Water Protectors Occupy Work Sites and Lock Down to Line 3 Pipeline Construction

Hubbard County, MN – Dozens of water protectors descended on two work sites for Line 3 construction in Northern Minnesota on the morning of July 1, 2021, stopping construction at both sites for the day. Fourteen people locked down to various construction vehicles including the pipeline itself; twenty-eight water protectors were arrested.

Water protector locks down to Line 3 pipeline construction equipment on July 1, 2021

[UPDATE] The official number of arrestees from the two work site actions was 28. All were released Friday evening. Bails were set high at $10,000 without conditions, and $5,000 with conditions. No cash bail at 10% was offered. Many of the activists were charged with felony theft. This marks the second time in the fight against Line 3 that water protectors have been charged with felony theft.

Unicorn Riot documented the situation live from the ground. Watch nearly nine hours of streams from today:

Final approvals in November 2020 gave Enbridge, a Canadian energy corporation, the go-ahead to complete the Minnesota section of what the company is calling the Line 3 Replacement Pipeline. The planned pipeline route stretches across 337 miles of traditional Anishinaabe Territory in Northern Minnesota, beginning at tar sands mines in Alberta, Canada and ending at refineries in Superior, Wisconsin.

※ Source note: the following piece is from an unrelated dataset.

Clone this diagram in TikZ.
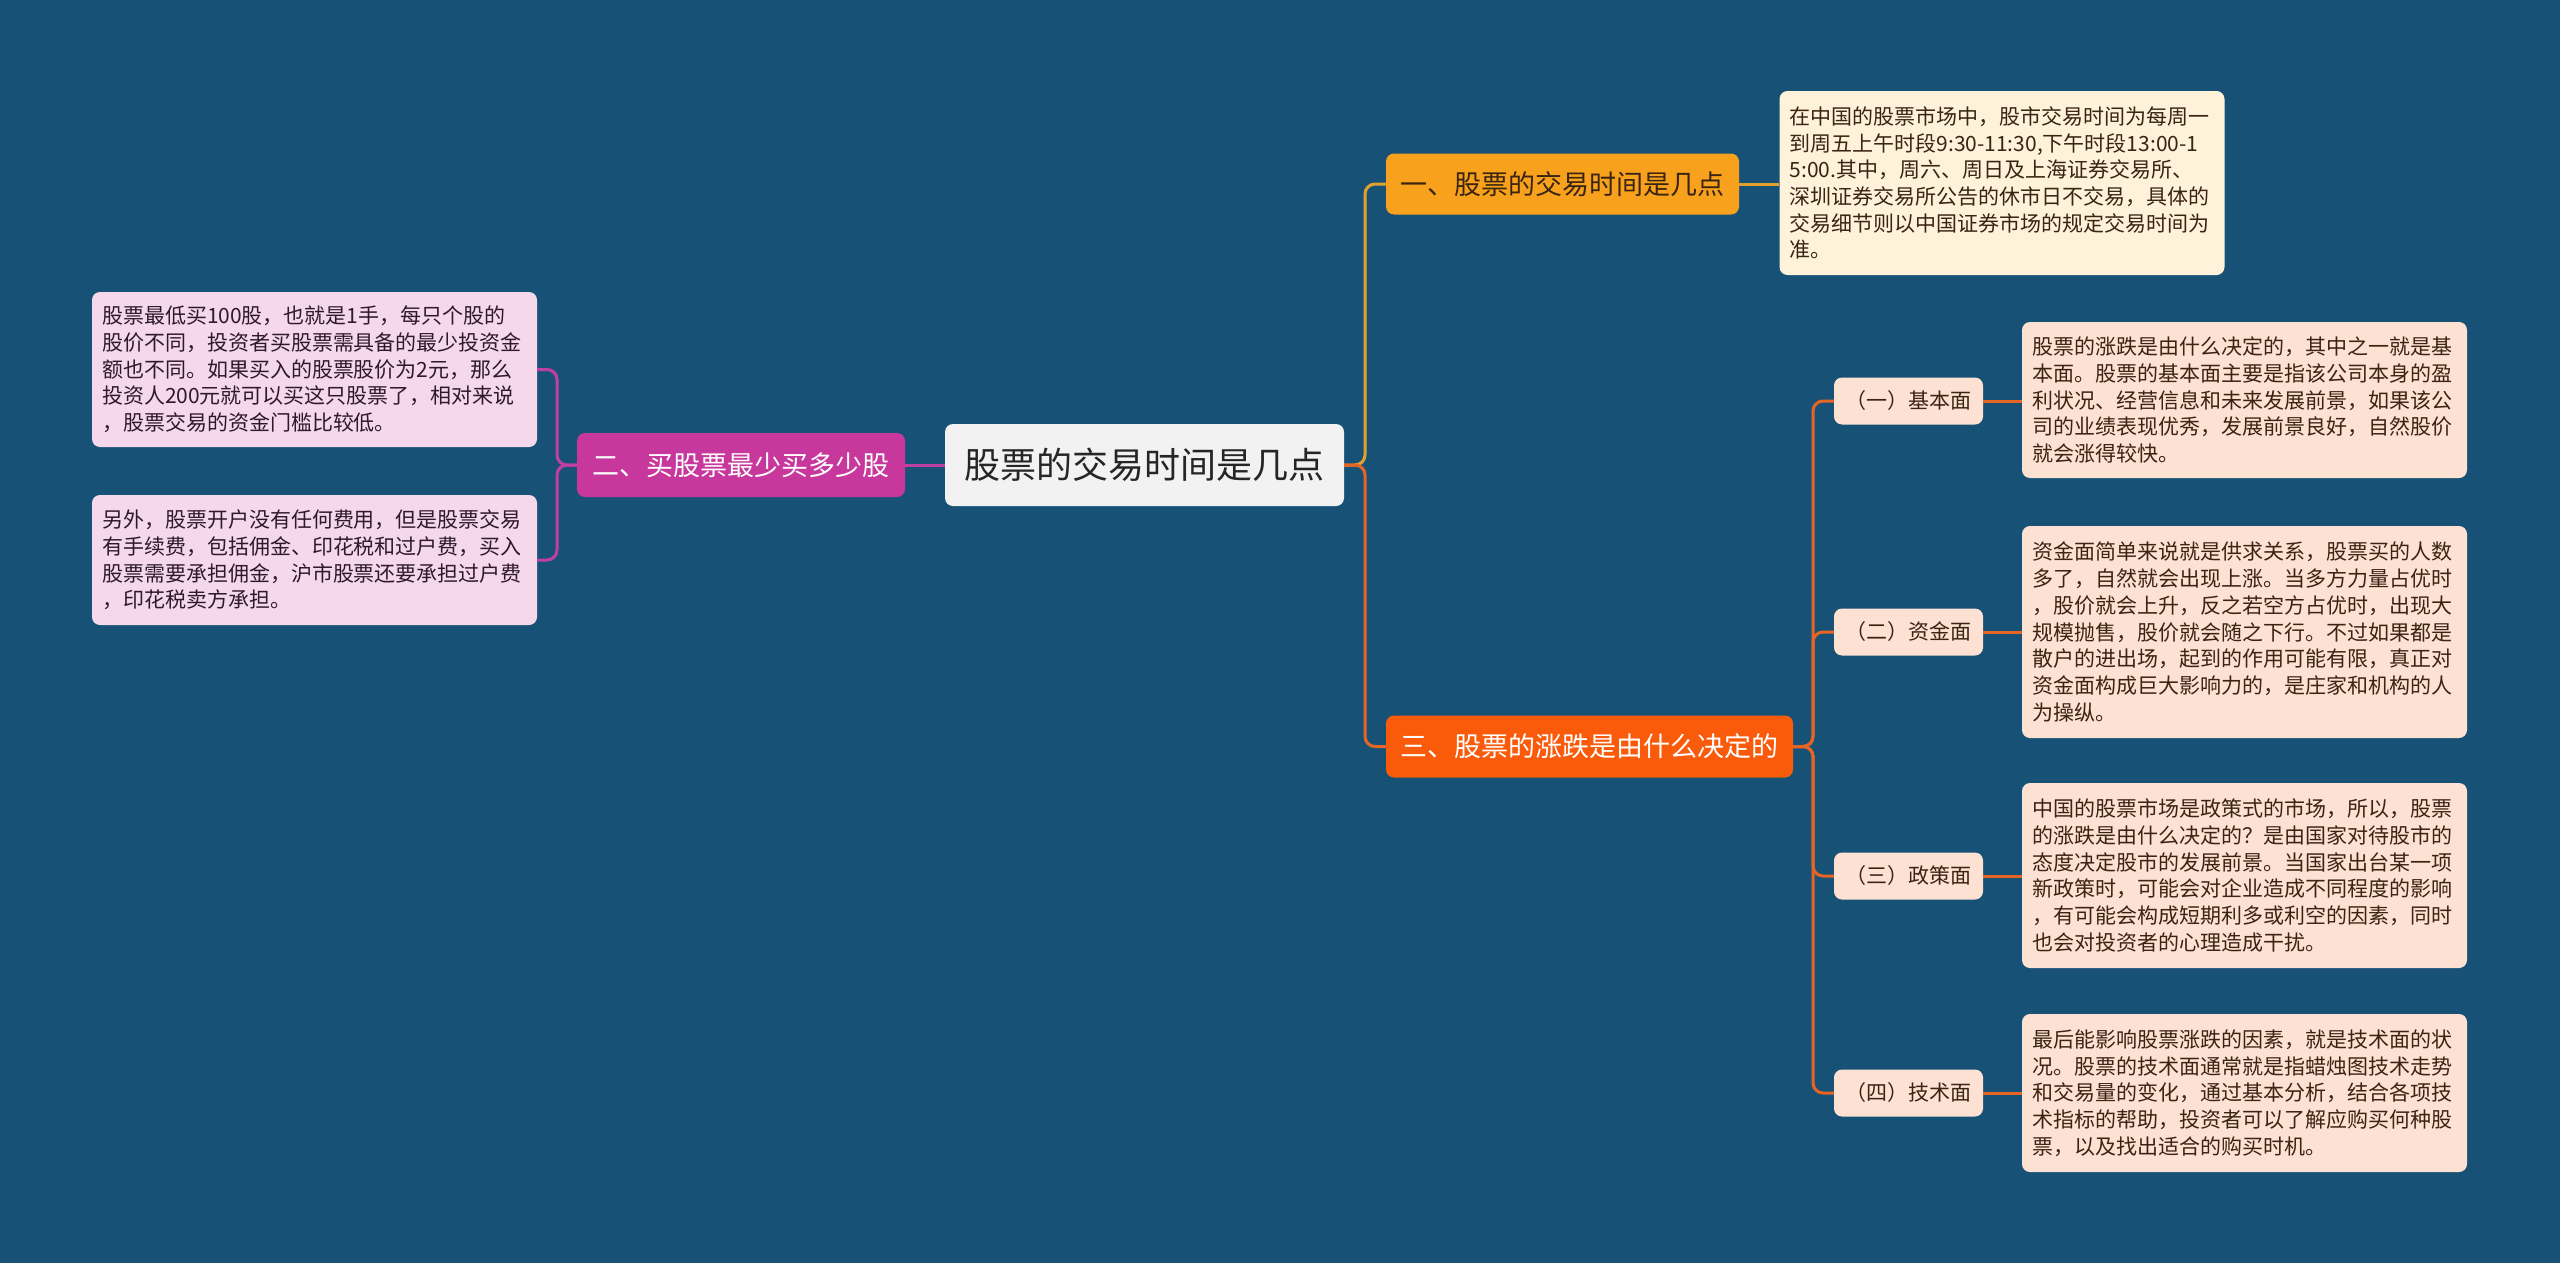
\documentclass[tikz,border=0pt]{standalone}
\usepackage{fontspec}
\setmainfont{Noto Sans CJK SC}
\definecolor{bgc}{HTML}{175276}
\definecolor{rootc}{HTML}{F2F2F2}
\definecolor{goldc}{HTML}{F8A11C}
\definecolor{goldline}{HTML}{E2A12E}
\definecolor{magc}{HTML}{C8379C}
\definecolor{magline}{HTML}{C23FA2}
\definecolor{redc}{HTML}{FA5B0B}
\definecolor{redline}{HTML}{E66424}
\definecolor{creamc}{HTML}{FEF2DA}
\definecolor{pinkc}{HTML}{F6D8EC}
\definecolor{peachc}{HTML}{FDE1D3}
\definecolor{darkt}{HTML}{3A2412}
\definecolor{darkp}{HTML}{2E1A28}
\tikzset{
  box/.style={rounded corners=8pt, inner xsep=10pt, inner ysep=0pt, anchor=center},
  rootbox/.style={box, fill=rootc, minimum width=399pt, minimum height=82pt, text=black!85, font=\fontsize{36}{40}\selectfont},
  brbox/.style={box, minimum height=62pt, font=\fontsize{27}{30}\selectfont},
  subbox/.style={box, fill=peachc, minimum width=149pt, minimum height=47pt, inner xsep=4pt, text=darkt, font=\fontsize{21}{24}\selectfont},
  detbox/.style={box, minimum width=445pt, text width=425pt, align=left, font=\fontsize{21}{26.7}\selectfont},
  conn/.style={line width=3pt, rounded corners=10pt},
}
\begin{document}
\begin{tikzpicture}[x=1pt,y=-1pt]
\fill[bgc] (0,0) rectangle (2560,1263);
\useasboundingbox (0,0) rectangle (2560,1263);

% nodes
\node[rootbox] (root) at (1144.5,465) {股票的交易时间是几点};
\node[brbox, fill=goldc, text=darkt, minimum width=353pt, minimum height=61pt] (b1) at (1562.5,184) {一、股票的交易时间是几点};
\node[brbox, fill=magc, text=white, minimum width=328pt, minimum height=64pt] (b2) at (741,465) {二、买股票最少买多少股};
\node[brbox, fill=redc, text=white, minimum width=407pt] (b3) at (1589.5,746.5) {三、股票的涨跌是由什么决定的};

\node[detbox, fill=creamc, text=darkt, minimum height=184pt] (d1) at (2002,183) {在中国的股票市场中，股市交易时间为每周一\\到周五上午时段9:30-11:30,下午时段13:00-1\\5:00.其中，周六、周日及上海证券交易所、\\深圳证券交易所公告的休市日不交易，具体的\\交易细节则以中国证券市场的规定交易时间为\\准。};

\node[detbox, fill=pinkc, text=darkp, minimum height=155pt] (l1) at (314.5,369.5) {股票最低买100股，也就是1手，每只个股的\\股价不同，投资者买股票需具备的最少投资金\\额也不同。如果买入的股票股价为2元，那么\\投资人200元就可以买这只股票了，相对来说\\，股票交易的资金门槛比较低。};
\node[detbox, fill=pinkc, text=darkp, minimum height=130pt] (l2) at (314.5,560) {另外，股票开户没有任何费用，但是股票交易\\有手续费，包括佣金、印花税和过户费，买入\\股票需要承担佣金，沪市股票还要承担过户费\\，印花税卖方承担。};

\node[subbox] (s1) at (1908.5,401) {（一）基本面};
\node[subbox] (s2) at (1908.5,632) {（二）资金面};
\node[subbox] (s3) at (1908.5,876) {（三）政策面};
\node[subbox] (s4) at (1908.5,1093) {（四）技术面};

\node[detbox, fill=peachc, text=darkt, minimum height=156pt] (r1) at (2244.5,400) {股票的涨跌是由什么决定的，其中之一就是基\\本面。股票的基本面主要是指该公司本身的盈\\利状况、经营信息和未来发展前景，如果该公\\司的业绩表现优秀，发展前景良好，自然股价\\就会涨得较快。};
\node[detbox, fill=peachc, text=darkt, minimum height=212pt] (r2) at (2244.5,632) {资金面简单来说就是供求关系，股票买的人数\\多了，自然就会出现上涨。当多方力量占优时\\，股价就会上升，反之若空方占优时，出现大\\规模抛售，股价就会随之下行。不过如果都是\\散户的进出场，起到的作用可能有限，真正对\\资金面构成巨大影响力的，是庄家和机构的人\\为操纵。};
\node[detbox, fill=peachc, text=darkt, minimum height=185pt] (r3) at (2244.5,875.5) {中国的股票市场是政策式的市场，所以，股票\\的涨跌是由什么决定的？是由国家对待股市的\\态度决定股市的发展前景。当国家出台某一项\\新政策时，可能会对企业造成不同程度的影响\\，有可能会构成短期利多或利空的因素，同时\\也会对投资者的心理造成干扰。};
\node[detbox, fill=peachc, text=darkt, minimum height=158pt] (r4) at (2244.5,1093) {最后能影响股票涨跌的因素，就是技术面的状\\况。股票的技术面通常就是指蜡烛图技术走势\\和交易量的变化，通过基本分析，结合各项技\\术指标的帮助，投资者可以了解应购买何种股\\票，以及找出适合的购买时机。};

% junction coordinates
\coordinate (tr) at (1365,465);
\coordinate (trL) at (557,465);
\coordinate (tr3) at (1813,746.5);

% connectors
\draw[conn, goldline] (root.east) -- (tr) |- (b1.west);
\draw[conn, redline] (root.east) -- (tr) |- (b3.west);
\draw[conn, goldline] (b1.east) -- (d1.west |- b1.east);
\draw[conn, magline] (root.west) -- (b2.east);
\draw[conn, magline] (b2.west) -- (trL) |- (l1.east);
\draw[conn, magline] (b2.west) -- (trL) |- (l2.east);
\draw[conn, redline] (b3.east) -- (tr3) |- (s1.west);
\draw[conn, redline] (b3.east) -- (tr3) |- (s2.west);
\draw[conn, redline] (b3.east) -- (tr3) |- (s3.west);
\draw[conn, redline] (b3.east) -- (tr3) |- (s4.west);
\draw[conn, redline] (s1.east) -- (r1.west |- s1.east);
\draw[conn, redline] (s2.east) -- (r2.west |- s2.east);
\draw[conn, redline] (s3.east) -- (r3.west |- s3.east);
\draw[conn, redline] (s4.east) -- (r4.west |- s4.east);
\end{tikzpicture}
\end{document}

Water protectors opposed to the contentious Line 3 pipeline project have regularly staged non-violent direct actions that temporarily stop construction, with several hundred arrested in action campaigns over the last year. In June, 179 people were arrested, and dozens cited, when thousands of water protectors shut down an Enbridge pumping station for two days as part of a multi-pronged Treaty People Gathering in Northern Minnesota.

Participating in the July 1 lockdown, Ginger Cassady, the Executive Director of the Rainforest Action Network, called on President Joe Biden and the financiers of the pipeline project to stop Line 3 construction.

Im in Northern Minnesota at the Headwaters of the Mississippi protesting Enbridge’s toxic pipeline. This pipeline is not only a direct assault on Indigenous people but it’s also an assault on their local land treaty rights.

– Ginger Cassady, E.D. Rainforest Action Network

Earlier this week on June 28, dozens of Hubbard County Sheriffs barricaded the entry into the Namewag Camp, a privately-owned property used by water protectors. This prompted a wave of supporters showing up to the land in solidarity. Nearly a dozen people were arrested near the roadway by authorities during a two-day span before the sheriffs left the property. Some believe the Hubbard County Sheriff’s aggressive, unusual enforcement of a minor clerical issue involving a county road easement by the camp property was timed to coincide with Enbridge drilling one of their crossings under the Mississippi River.

Enbridge plans to have construction completed by the end of the year. Meanwhile, direct actions by water protectors seeking to halt construction are expected to continue through the summer.